Recensione: Heavy Rock Radio II, Executing the Classics
Voce straordinaria, talento interpretativo eccelso.
Uno dei migliori frontman degli ultimi vent’anni in ambiti hard rock ed heavy.
Roba già detta un sacco di volte.
Più o meno da quando, parecchio tempo fa, Jorn Lande si era manifestato alla guida di alcuni misconosciuti gruppi scandinavi, nell’ordine Vagabond, The Snakes e Ark, facendo meravigliare chi aveva avuto la fortuna di ascoltarne i vocalizzi.
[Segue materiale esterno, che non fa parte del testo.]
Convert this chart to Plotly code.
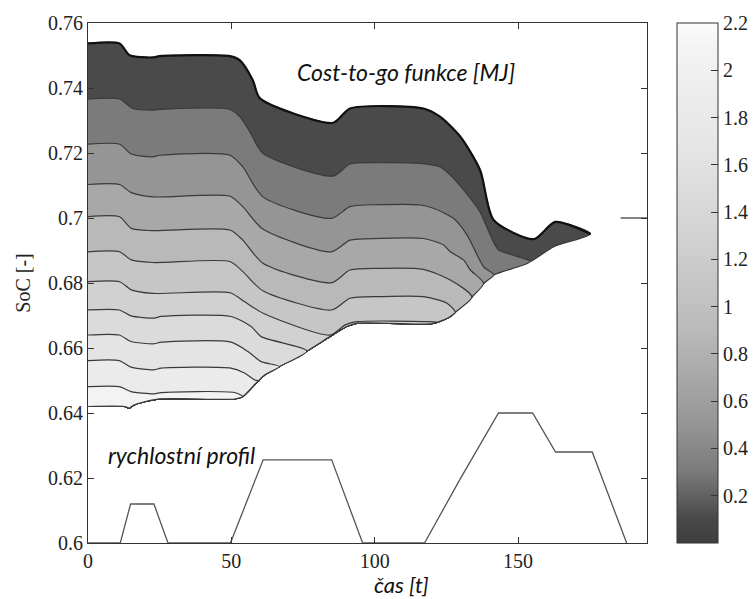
import plotly.graph_objects as go

# ---------------- data ----------------
# cost-to-go contour levels [MJ]
levels = [0.0, 0.2, 0.4, 0.6, 0.8, 1.0, 1.2, 1.4, 1.6, 1.8, 2.0]

# upper boundary of the feasible region (level 0)
t_L00 = [0, 11, 14.5, 22.5, 25, 49.5, 53, 57.5, 60, 85.5, 91.4, 117, 122.9, 129.9, 136.8, 141.5, 155.5, 163, 175.3]
soc_L00 = [0.7537, 0.7537, 0.7501, 0.7494, 0.7498, 0.7498, 0.7485, 0.7424, 0.7368, 0.7293, 0.7337, 0.7337, 0.7311,
           0.7250, 0.7147, 0.6994, 0.6935, 0.6988, 0.6951]

t_L02 = [0, 11, 15.6, 22.5, 25, 49.5, 53, 56.5, 61, 85.5, 91.4, 101.9, 115.9, 122.9, 127.4, 131.6, 136.8, 140.3, 143.2, 154.3]
soc_L02 = [0.7366, 0.7366, 0.7337, 0.7332, 0.7334, 0.7334, 0.7311, 0.7265, 0.7199, 0.7129, 0.7166, 0.7170, 0.7168,
           0.7157, 0.7123, 0.7080, 0.7018, 0.6948, 0.6902, 0.6866]

t_L04 = [0, 11, 15.1, 22.5, 25, 49.5, 54, 61, 85, 91.4, 101.9, 115.9, 120.5, 127.5, 132.2, 138, 141.5]
soc_L04 = [0.7227, 0.7227, 0.7197, 0.7188, 0.7193, 0.7193, 0.7157, 0.7065, 0.6999, 0.7035, 0.7041, 0.7040, 0.7030,
           0.6999, 0.6948, 0.6850, 0.6825]

t_L06 = [0, 11, 15.1, 22.5, 49.5, 54, 61, 85, 91.4, 101.9, 117, 124, 126.4, 131, 133.4, 138]
soc_L06 = [0.7103, 0.7103, 0.7078, 0.7065, 0.7067, 0.7035, 0.6966, 0.6896, 0.6932, 0.6937, 0.6937, 0.6917, 0.6896,
           0.6871, 0.6840, 0.6799]

t_L08 = [0, 11, 15.1, 22.5, 49.5, 54, 61, 85, 91.4, 101.9, 117, 126.4, 133.9]
soc_L08 = [0.7004, 0.7004, 0.6968, 0.6961, 0.6963, 0.6932, 0.6861, 0.6801, 0.6840, 0.6845, 0.6842, 0.6809, 0.6757]

t_L10 = [0, 11, 15.1, 22.5, 49.5, 54, 61, 85, 91.4, 101.9, 117, 125.2, 128.1]
soc_L10 = [0.6896, 0.6896, 0.6871, 0.6863, 0.6866, 0.6835, 0.6776, 0.6717, 0.6753, 0.6758, 0.6758, 0.6738, 0.6710]

t_L12 = [0, 11, 15.1, 22.5, 49.5, 54.7, 61.1, 84.4, 89.7, 93.8, 119.4, 121.8]
soc_L12 = [0.6804, 0.6804, 0.6779, 0.6768, 0.6770, 0.6742, 0.6707, 0.6640, 0.6671, 0.6681, 0.6681, 0.6679]

t_L14 = [0, 10.9, 15.0, 23.1, 25.5, 49.9, 56.9, 60.4, 76.4]
soc_L14 = [0.6717, 0.6717, 0.6699, 0.6692, 0.6697, 0.6697, 0.6666, 0.6635, 0.6591]

t_L16 = [0, 10.9, 15.0, 23.1, 25.5, 49.9, 55.8, 60.4, 66.8]
soc_L16 = [0.6640, 0.6640, 0.6620, 0.6613, 0.6618, 0.6618, 0.6589, 0.6558, 0.6543]

t_L18 = [0, 10.9, 15.0, 23.1, 25.5, 49.9, 54.6, 58.1, 59.8]
soc_L18 = [0.6561, 0.6561, 0.6541, 0.6533, 0.6538, 0.6538, 0.6523, 0.6502, 0.6499]

t_L20 = [0, 10.9, 15.0, 23.1, 25.5, 51.1, 54.0]
soc_L20 = [0.6481, 0.6481, 0.6466, 0.6459, 0.6463, 0.6463, 0.6451]

# lower boundary of the feasible region
t_low = [0, 12.7, 14.4, 16.1, 24.3, 51.1, 54.0, 59.2, 61.6, 66.8, 76.4, 84.4, 90.2, 93.7, 119.4, 121.8, 126.4,
         128.1, 133.9, 138.0, 141.5, 154.3, 162.5, 175.3]
soc_low = [0.6420, 0.6420, 0.6415, 0.6425, 0.6443, 0.6443, 0.6451, 0.6497, 0.6517, 0.6543, 0.6591, 0.6635, 0.6666,
           0.6676, 0.6674, 0.6679, 0.6697, 0.6710, 0.6757, 0.6799, 0.6825, 0.6866, 0.6912, 0.6951]

# speed profile drawn in SoC coordinates
t_speed = [0, 11.25, 14.85, 23.0, 27.9, 49.7, 61.1, 85.0, 95.8, 117.4, 129.9, 143.2, 155.1, 163.1, 175.9, 187.9]
soc_speed = [0.600, 0.600, 0.612, 0.612, 0.600, 0.600, 0.6256, 0.6256, 0.600, 0.600, 0.6198, 0.640, 0.640,
             0.628, 0.628, 0.600]

# short reference mark at SoC 0.7
t_ref = [185.8, 195]
soc_ref = [0.7, 0.7]

x_ticks = [0, 50, 100, 150]
x_ticktext = ["0", "50", "100", "150"]
y_ticks = [0.6, 0.62, 0.64, 0.66, 0.68, 0.7, 0.72, 0.74, 0.76]
y_ticktext = ["0.6", "0.62", "0.64", "0.66", "0.68", "0.7", "0.72", "0.74", "0.76"]
cb_ticks = [0.2, 0.4, 0.6, 0.8, 1.0, 1.2, 1.4, 1.6, 1.8, 2.0, 2.2]
cb_ticktext = ["0.2", "0.4", "0.6", "0.8", "1", "1.2", "1.4", "1.6", "1.8", "2", "2.2"]
cb_range = [0.0, 2.2]

# ---------------- styles ----------------
band_colors = ['#4a4a4a', '#7b7b7b', '#959595', '#a8a8a8', '#b9b9b9', '#c6c6c6',
               '#d1d1d1', '#dbdbdb', '#e4e4e4', '#ebebeb', '#f3f3f3']
gray_scale = [[0.0, '#3e3e3e'], [0.045, '#484848'], [0.136, '#7a7a7a'], [0.227, '#959595'],
              [0.318, '#a8a8a8'], [0.409, '#bababa'], [0.5, '#c6c6c6'], [0.591, '#d2d2d2'],
              [0.682, '#dcdcdc'], [0.773, '#e6e6e6'], [0.864, '#ececec'], [0.955, '#f4f4f4'],
              [1.0, '#fbfbfb']]
SERIF = "Liberation Serif, DejaVu Serif, serif"
SANS = "Lato"
INK = "#222222"

level_t = [t_L00, t_L02, t_L04, t_L06, t_L08, t_L10, t_L12, t_L14, t_L16, t_L18, t_L20]
level_soc = [soc_L00, soc_L02, soc_L04, soc_L06, soc_L08, soc_L10, soc_L12, soc_L14, soc_L16, soc_L18, soc_L20]

fig = go.Figure()

# filled regions: area between each level curve and the lower boundary, lighter ones on top
for k, lev in enumerate(levels):
    lt, ls = level_t[k], level_soc[k]
    t_end = lt[-1]
    back = [(t, s) for t, s in zip(t_low, soc_low) if t < t_end][::-1]
    xs = list(lt) + [p[0] for p in back]
    ys = list(ls) + [p[1] for p in back]
    fig.add_trace(go.Scatter(
        x=xs, y=ys, mode="lines", fill="toself", fillcolor=band_colors[k],
        line=dict(color="#3a3a3a", width=1.2, shape="spline", smoothing=0.7),
        hoverinfo="skip", showlegend=False))

# bold outer (upper) boundary
fig.add_trace(go.Scatter(x=t_L00, y=soc_L00, mode="lines",
                         line=dict(color="#111111", width=2.2, shape="spline", smoothing=0.7),
                         hoverinfo="skip", showlegend=False))

# speed profile
fig.add_trace(go.Scatter(x=t_speed, y=soc_speed, mode="lines",
                         line=dict(color="#555555", width=1.3), hoverinfo="skip", showlegend=False))

# reference mark
fig.add_trace(go.Scatter(x=t_ref, y=soc_ref, mode="lines",
                         line=dict(color="#333333", width=1.2), hoverinfo="skip", showlegend=False))

# colorbar carrier
fig.add_trace(go.Scatter(
    x=[t_L00[0], t_L00[0]], y=[soc_L00[0], soc_L00[0]], mode="markers",
    marker=dict(size=0, opacity=0, color=cb_range, cmin=cb_range[0], cmax=cb_range[1],
                colorscale=gray_scale, showscale=True,
                colorbar=dict(x=1.054, xanchor="left", xref="paper", y=0.5, yanchor="middle",
                              len=1.0, lenmode="fraction", thickness=41, xpad=0, ypad=0,
                              outlinewidth=1, outlinecolor="#333333",
                              tickmode="array", tickvals=cb_ticks, ticktext=cb_ticktext,
                              ticks="inside", ticklen=7, tickcolor="#333333",
                              tickfont=dict(family=SERIF, size=20, color=INK))),
    hoverinfo="skip", showlegend=False))

fig.add_annotation(x=111, y=0.7448, xref="x", yref="y", text="<i>Cost-to-go funkce [MJ]</i>",
                   showarrow=False, font=dict(family=SANS, size=23, color="#111111"))
fig.add_annotation(x=32.7, y=0.6271, xref="x", yref="y", text="<i>rychlostní profil</i>",
                   showarrow=False, font=dict(family=SANS, size=23, color="#111111"))
fig.add_annotation(x=0.56, y=-0.079, xref="paper", yref="paper", text="<i>čas [t]</i>",
                   showarrow=False, yanchor="middle", font=dict(family=SANS, size=22, color="#111111"))

fig.update_layout(
    width=753, height=599,
    margin=dict(l=88, r=106, t=23, b=56, autoexpand=False),
    paper_bgcolor="white", plot_bgcolor="white",
    xaxis=dict(range=[0, 195], tickmode="array", tickvals=x_ticks, ticktext=x_ticktext,
               ticks="inside", ticklen=6, tickcolor="#333333", mirror="allticks",
               showline=True, linecolor="#333333", linewidth=1, showgrid=False, zeroline=False,
               tickfont=dict(family=SERIF, size=20, color=INK)),
    yaxis=dict(range=[0.6, 0.76], tickmode="array", tickvals=y_ticks, ticktext=y_ticktext,
               ticks="inside", ticklen=6, tickcolor="#333333", mirror="allticks",
               showline=True, linecolor="#333333", linewidth=1, showgrid=False, zeroline=False,
               tickfont=dict(family=SERIF, size=20, color=INK),
               title=dict(text="SoC [-]", font=dict(family=SERIF, size=20, color=INK), standoff=12)),
)

fig.write_html("out.html")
Con particolare sottolineatura proprio per i mai abbastanza rimpianti Ark, vero trampolino di lancio per il lungocrinito vichingo dalla voce carnivora
Consacratosi a stella di prima grandezza, Jorn ha mostrato con costanza un talento cosmico al microfono che però non è sempre andato di pari passo con la qualità delle sue uscite soliste – divenute nel frattempo prioritarie – frutto di un songwriting incerto, qualche volta arido ed asfittico, troppo spesso derivativo e pregno di cliché.
L’ultimo disco edito nel 2017 – “Life on Death Road” – lontano dall’essere un capolavoro, era comunque materiale di discreto livello, certo migliore di alcuni passi falsi compiuti in passato.
Non sorprende insomma che il buon Jorn – probabilmente affetto anche un po’ da sindrome di iperpresenzialismo – tenti di tanto in tanto di rifugiarsi nei classici, sfornando un album di cover attraverso il quale ossequiare le proprie fonti d’ispirazione ed in cui poter far scorrazzare le imponenti corde vocali di cui generosamente madre natura lo ha dotato.
Un gioco semplice, in fondo: canzoni di successo (ancorché spesso non famosissime) e già di per se efficaci, sovrastate da una voce tonante e da dio dell’olimpo.
Una formula pur banale, ma alla prova dell’ascolto, vincente per forza.
“Heavy Rock Radio II”, va da sè, è il seguito del primo capitolo uscito nel 2016 ed è l’ennesimo lotto di interpretazioni “made in Jorn“. Voce sempre grandiosa per una scelta di brani per nulla scontata: spiccano rivisitazioni di pezzi non certo mainstream di Foreigner (“Night Life”), Deep Purple (“Bad Attitude”), Russ Ballard (“Winning”), Bryan Adams (“Lonely Night”) e Don Henley (“Lonely Night”).
Il meglio però deriva dalle insolite cover di Manfred Mann (“Quinn the Eskimo”) e The Searcher (“Needles and Pins”), passaggi che, non avendo una grande eco in quanto a ricordi “di massa”, possono persino affascinare quasi fossero creazioni originali e di nuova realizzazione.
Non manca come naturale e pressoché scontato, il solito tributo a Ronnie James Dio – motore primario e musa massima di Jorn – omaggiato con la orecchiabile “Mystery“, traccia estrapolata dall’immenso e totale “The Last in Line” (1984).
Uno per l’altro, tutti pezzi godibili e di facile ascolto, supportati da una band di musicisti di buona caratura ed interpretati da una voce superiore.
Disco non necessario forse, semplice aggiunta e divertissement nella carriera di un artista che attende, ancora, dopo parecchi anni di militanza, il vero pezzo da novanta, l’album davvero definitivo, che lo renda finalmente immortale come meriterebbe.
Fin qui una serie di uscite “mediane”, con qualche discesa e qualche punta in alto, in una panoramica discografica all’interno della quale “Heavy Rock Radio II – Executing the Classics” s’inserisce comodamente, senza stonare, con un po’ di buona musica e semplice divertimento.